- **PROBLEM REQUIREMENTS**: No images are to be carried over; print all other material exactly as it stands.
►
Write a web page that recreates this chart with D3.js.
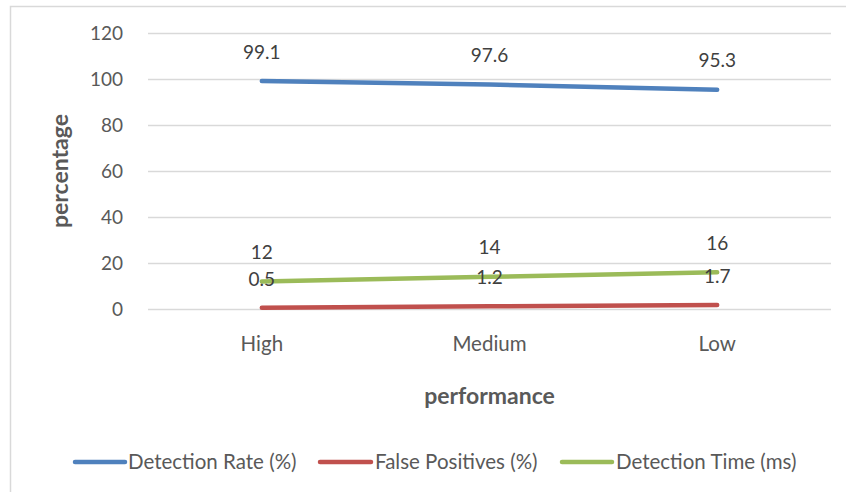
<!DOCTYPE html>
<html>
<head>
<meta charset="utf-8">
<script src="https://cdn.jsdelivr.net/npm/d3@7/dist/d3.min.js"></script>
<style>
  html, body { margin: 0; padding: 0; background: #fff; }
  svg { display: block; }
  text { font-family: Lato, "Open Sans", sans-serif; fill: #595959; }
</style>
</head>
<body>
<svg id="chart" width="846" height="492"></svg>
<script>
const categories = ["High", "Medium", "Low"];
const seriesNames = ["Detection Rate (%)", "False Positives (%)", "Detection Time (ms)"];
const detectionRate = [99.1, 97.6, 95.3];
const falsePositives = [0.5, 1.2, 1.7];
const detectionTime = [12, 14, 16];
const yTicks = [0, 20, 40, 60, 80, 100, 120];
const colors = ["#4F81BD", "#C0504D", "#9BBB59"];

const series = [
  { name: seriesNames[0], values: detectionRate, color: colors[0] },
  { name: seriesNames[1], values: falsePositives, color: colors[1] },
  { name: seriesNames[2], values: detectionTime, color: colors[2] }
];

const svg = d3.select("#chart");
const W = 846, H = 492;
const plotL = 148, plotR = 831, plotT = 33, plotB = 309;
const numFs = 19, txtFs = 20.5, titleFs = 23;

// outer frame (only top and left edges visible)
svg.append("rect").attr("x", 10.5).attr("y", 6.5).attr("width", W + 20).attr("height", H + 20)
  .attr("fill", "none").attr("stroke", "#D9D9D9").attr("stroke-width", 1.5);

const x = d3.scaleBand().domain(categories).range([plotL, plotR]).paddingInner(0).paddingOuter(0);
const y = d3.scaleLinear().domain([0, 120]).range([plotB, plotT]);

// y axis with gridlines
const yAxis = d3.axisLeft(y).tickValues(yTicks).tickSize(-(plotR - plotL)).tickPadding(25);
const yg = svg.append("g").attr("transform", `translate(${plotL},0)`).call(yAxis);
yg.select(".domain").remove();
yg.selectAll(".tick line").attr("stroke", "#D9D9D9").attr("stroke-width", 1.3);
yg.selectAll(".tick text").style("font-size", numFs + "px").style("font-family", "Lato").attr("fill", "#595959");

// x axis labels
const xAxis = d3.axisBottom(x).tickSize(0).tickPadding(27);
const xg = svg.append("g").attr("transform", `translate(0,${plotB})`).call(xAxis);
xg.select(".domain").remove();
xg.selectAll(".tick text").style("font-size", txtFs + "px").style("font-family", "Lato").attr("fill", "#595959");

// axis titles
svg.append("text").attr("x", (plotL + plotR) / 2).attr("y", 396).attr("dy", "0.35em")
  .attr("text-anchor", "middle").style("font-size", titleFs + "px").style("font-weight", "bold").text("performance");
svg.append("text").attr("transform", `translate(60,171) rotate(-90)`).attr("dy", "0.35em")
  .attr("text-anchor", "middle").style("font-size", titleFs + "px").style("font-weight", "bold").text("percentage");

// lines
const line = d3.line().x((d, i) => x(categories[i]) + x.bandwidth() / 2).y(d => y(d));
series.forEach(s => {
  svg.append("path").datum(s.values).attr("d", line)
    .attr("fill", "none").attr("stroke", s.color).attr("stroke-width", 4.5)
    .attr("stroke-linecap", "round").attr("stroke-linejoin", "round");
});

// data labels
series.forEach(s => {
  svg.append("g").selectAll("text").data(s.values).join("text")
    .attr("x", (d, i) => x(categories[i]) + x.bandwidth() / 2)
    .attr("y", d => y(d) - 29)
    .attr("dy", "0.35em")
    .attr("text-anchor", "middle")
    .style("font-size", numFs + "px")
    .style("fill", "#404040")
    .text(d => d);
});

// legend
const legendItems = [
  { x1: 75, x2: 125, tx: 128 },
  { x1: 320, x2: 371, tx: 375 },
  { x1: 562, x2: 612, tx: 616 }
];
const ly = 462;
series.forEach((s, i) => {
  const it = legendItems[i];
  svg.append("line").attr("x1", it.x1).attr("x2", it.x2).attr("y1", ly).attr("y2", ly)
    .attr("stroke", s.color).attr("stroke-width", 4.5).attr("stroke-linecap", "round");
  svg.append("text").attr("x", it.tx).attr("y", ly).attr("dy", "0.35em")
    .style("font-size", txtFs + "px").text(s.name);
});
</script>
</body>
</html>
◄
- **ANSWER FOR THE TASK**:
Write a web page that recreates this chart with D3.js.
<!DOCTYPE html>
<html>
<head>
<meta charset="utf-8">
<script src="https://cdn.jsdelivr.net/npm/d3@7/dist/d3.min.js"></script>
<style>
  html, body { margin: 0; padding: 0; background: #fff; }
  svg { display: block; }
  text { font-family: Lato, "Open Sans", sans-serif; fill: #595959; }
</style>
</head>
<body>
<svg id="chart" width="846" height="492"></svg>
<script>
const categories = ["High", "Medium", "Low"];
const seriesNames = ["Detection Rate (%)", "False Positives (%)", "Detection Time (ms)"];
const detectionRate = [99.1, 97.6, 95.3];
const falsePositives = [0.5, 1.2, 1.7];
const detectionTime = [12, 14, 16];
const yTicks = [0, 20, 40, 60, 80, 100, 120];
const colors = ["#4F81BD", "#C0504D", "#9BBB59"];

const series = [
  { name: seriesNames[0], values: detectionRate, color: colors[0] },
  { name: seriesNames[1], values: falsePositives, color: colors[1] },
  { name: seriesNames[2], values: detectionTime, color: colors[2] }
];

const svg = d3.select("#chart");
const W = 846, H = 492;
const plotL = 148, plotR = 831, plotT = 33, plotB = 309;
const numFs = 19, txtFs = 20.5, titleFs = 23;

// outer frame (only top and left edges visible)
svg.append("rect").attr("x", 10.5).attr("y", 6.5).attr("width", W + 20).attr("height", H + 20)
  .attr("fill", "none").attr("stroke", "#D9D9D9").attr("stroke-width", 1.5);

const x = d3.scaleBand().domain(categories).range([plotL, plotR]).paddingInner(0).paddingOuter(0);
const y = d3.scaleLinear().domain([0, 120]).range([plotB, plotT]);

// y axis with gridlines
const yAxis = d3.axisLeft(y).tickValues(yTicks).tickSize(-(plotR - plotL)).tickPadding(25);
const yg = svg.append("g").attr("transform", `translate(${plotL},0)`).call(yAxis);
yg.select(".domain").remove();
yg.selectAll(".tick line").attr("stroke", "#D9D9D9").attr("stroke-width", 1.3);
yg.selectAll(".tick text").style("font-size", numFs + "px").style("font-family", "Lato").attr("fill", "#595959");

// x axis labels
const xAxis = d3.axisBottom(x).tickSize(0).tickPadding(27);
const xg = svg.append("g").attr("transform", `translate(0,${plotB})`).call(xAxis);
xg.select(".domain").remove();
xg.selectAll(".tick text").style("font-size", txtFs + "px").style("font-family", "Lato").attr("fill", "#595959");

// axis titles
svg.append("text").attr("x", (plotL + plotR) / 2).attr("y", 396).attr("dy", "0.35em")
  .attr("text-anchor", "middle").style("font-size", titleFs + "px").style("font-weight", "bold").text("performance");
svg.append("text").attr("transform", `translate(60,171) rotate(-90)`).attr("dy", "0.35em")
  .attr("text-anchor", "middle").style("font-size", titleFs + "px").style("font-weight", "bold").text("percentage");

// lines
const line = d3.line().x((d, i) => x(categories[i]) + x.bandwidth() / 2).y(d => y(d));
series.forEach(s => {
  svg.append("path").datum(s.values).attr("d", line)
    .attr("fill", "none").attr("stroke", s.color).attr("stroke-width", 4.5)
    .attr("stroke-linecap", "round").attr("stroke-linejoin", "round");
});

// data labels
series.forEach(s => {
  svg.append("g").selectAll("text").data(s.values).join("text")
    .attr("x", (d, i) => x(categories[i]) + x.bandwidth() / 2)
    .attr("y", d => y(d) - 29)
    .attr("dy", "0.35em")
    .attr("text-anchor", "middle")
    .style("font-size", numFs + "px")
    .style("fill", "#404040")
    .text(d => d);
});

// legend
const legendItems = [
  { x1: 75, x2: 125, tx: 128 },
  { x1: 320, x2: 371, tx: 375 },
  { x1: 562, x2: 612, tx: 616 }
];
const ly = 462;
series.forEach((s, i) => {
  const it = legendItems[i];
  svg.append("line").attr("x1", it.x1).attr("x2", it.x2).attr("y1", ly).attr("y2", ly)
    .attr("stroke", s.color).attr("stroke-width", 4.5).attr("stroke-linecap", "round");
  svg.append("text").attr("x", it.tx).attr("y", ly).attr("dy", "0.35em")
    .style("font-size", txtFs + "px").text(s.name);
});
</script>
</body>
</html>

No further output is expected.